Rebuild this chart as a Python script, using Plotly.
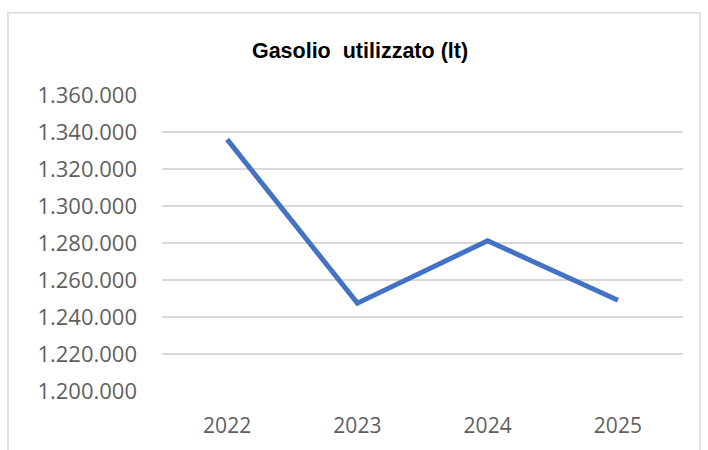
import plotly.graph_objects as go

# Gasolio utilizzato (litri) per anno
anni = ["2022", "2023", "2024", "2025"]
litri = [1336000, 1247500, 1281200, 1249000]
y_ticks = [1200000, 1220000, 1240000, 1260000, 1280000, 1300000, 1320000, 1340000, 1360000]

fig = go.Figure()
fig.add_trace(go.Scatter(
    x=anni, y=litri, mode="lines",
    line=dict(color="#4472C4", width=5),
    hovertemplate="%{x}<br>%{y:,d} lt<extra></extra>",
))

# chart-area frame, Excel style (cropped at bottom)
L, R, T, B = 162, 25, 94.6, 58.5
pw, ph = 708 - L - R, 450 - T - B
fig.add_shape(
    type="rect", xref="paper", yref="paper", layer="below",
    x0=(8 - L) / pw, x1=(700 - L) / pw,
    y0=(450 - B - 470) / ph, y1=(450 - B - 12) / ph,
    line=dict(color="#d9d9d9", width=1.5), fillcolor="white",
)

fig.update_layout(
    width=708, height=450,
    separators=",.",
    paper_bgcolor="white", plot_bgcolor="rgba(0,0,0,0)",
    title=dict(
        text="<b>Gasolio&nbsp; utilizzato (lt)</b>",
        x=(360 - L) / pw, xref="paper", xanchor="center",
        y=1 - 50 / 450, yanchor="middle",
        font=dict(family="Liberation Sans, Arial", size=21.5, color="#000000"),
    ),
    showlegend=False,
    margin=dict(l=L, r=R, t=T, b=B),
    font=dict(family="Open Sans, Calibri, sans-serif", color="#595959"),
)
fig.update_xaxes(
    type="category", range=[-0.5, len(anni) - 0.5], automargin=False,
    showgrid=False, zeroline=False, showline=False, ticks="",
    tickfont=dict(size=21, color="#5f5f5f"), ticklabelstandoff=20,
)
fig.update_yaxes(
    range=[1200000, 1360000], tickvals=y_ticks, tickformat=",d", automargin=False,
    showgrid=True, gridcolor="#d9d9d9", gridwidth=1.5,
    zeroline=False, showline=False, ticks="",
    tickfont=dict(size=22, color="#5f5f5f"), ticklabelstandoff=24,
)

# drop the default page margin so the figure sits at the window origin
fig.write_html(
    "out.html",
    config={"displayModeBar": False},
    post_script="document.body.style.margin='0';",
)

──────────────────────────────

* **EXERCISE DETAILS**:
Copy all the data exactly as written, but skip any picture.

* **RESULT**:
Rebuild this chart as a Python script, using Plotly.
import plotly.graph_objects as go

# Gasolio utilizzato (litri) per anno
anni = ["2022", "2023", "2024", "2025"]
litri = [1336000, 1247500, 1281200, 1249000]
y_ticks = [1200000, 1220000, 1240000, 1260000, 1280000, 1300000, 1320000, 1340000, 1360000]

fig = go.Figure()
fig.add_trace(go.Scatter(
    x=anni, y=litri, mode="lines",
    line=dict(color="#4472C4", width=5),
    hovertemplate="%{x}<br>%{y:,d} lt<extra></extra>",
))

# chart-area frame, Excel style (cropped at bottom)
L, R, T, B = 162, 25, 94.6, 58.5
pw, ph = 708 - L - R, 450 - T - B
fig.add_shape(
    type="rect", xref="paper", yref="paper", layer="below",
    x0=(8 - L) / pw, x1=(700 - L) / pw,
    y0=(450 - B - 470) / ph, y1=(450 - B - 12) / ph,
    line=dict(color="#d9d9d9", width=1.5), fillcolor="white",
)

fig.update_layout(
    width=708, height=450,
    separators=",.",
    paper_bgcolor="white", plot_bgcolor="rgba(0,0,0,0)",
    title=dict(
        text="<b>Gasolio&nbsp; utilizzato (lt)</b>",
        x=(360 - L) / pw, xref="paper", xanchor="center",
        y=1 - 50 / 450, yanchor="middle",
        font=dict(family="Liberation Sans, Arial", size=21.5, color="#000000"),
    ),
    showlegend=False,
    margin=dict(l=L, r=R, t=T, b=B),
    font=dict(family="Open Sans, Calibri, sans-serif", color="#595959"),
)
fig.update_xaxes(
    type="category", range=[-0.5, len(anni) - 0.5], automargin=False,
    showgrid=False, zeroline=False, showline=False, ticks="",
    tickfont=dict(size=21, color="#5f5f5f"), ticklabelstandoff=20,
)
fig.update_yaxes(
    range=[1200000, 1360000], tickvals=y_ticks, tickformat=",d", automargin=False,
    showgrid=True, gridcolor="#d9d9d9", gridwidth=1.5,
    zeroline=False, showline=False, ticks="",
    tickfont=dict(size=22, color="#5f5f5f"), ticklabelstandoff=24,
)

# drop the default page margin so the figure sits at the window origin
fig.write_html(
    "out.html",
    config={"displayModeBar": False},
    post_script="document.body.style.margin='0';",
)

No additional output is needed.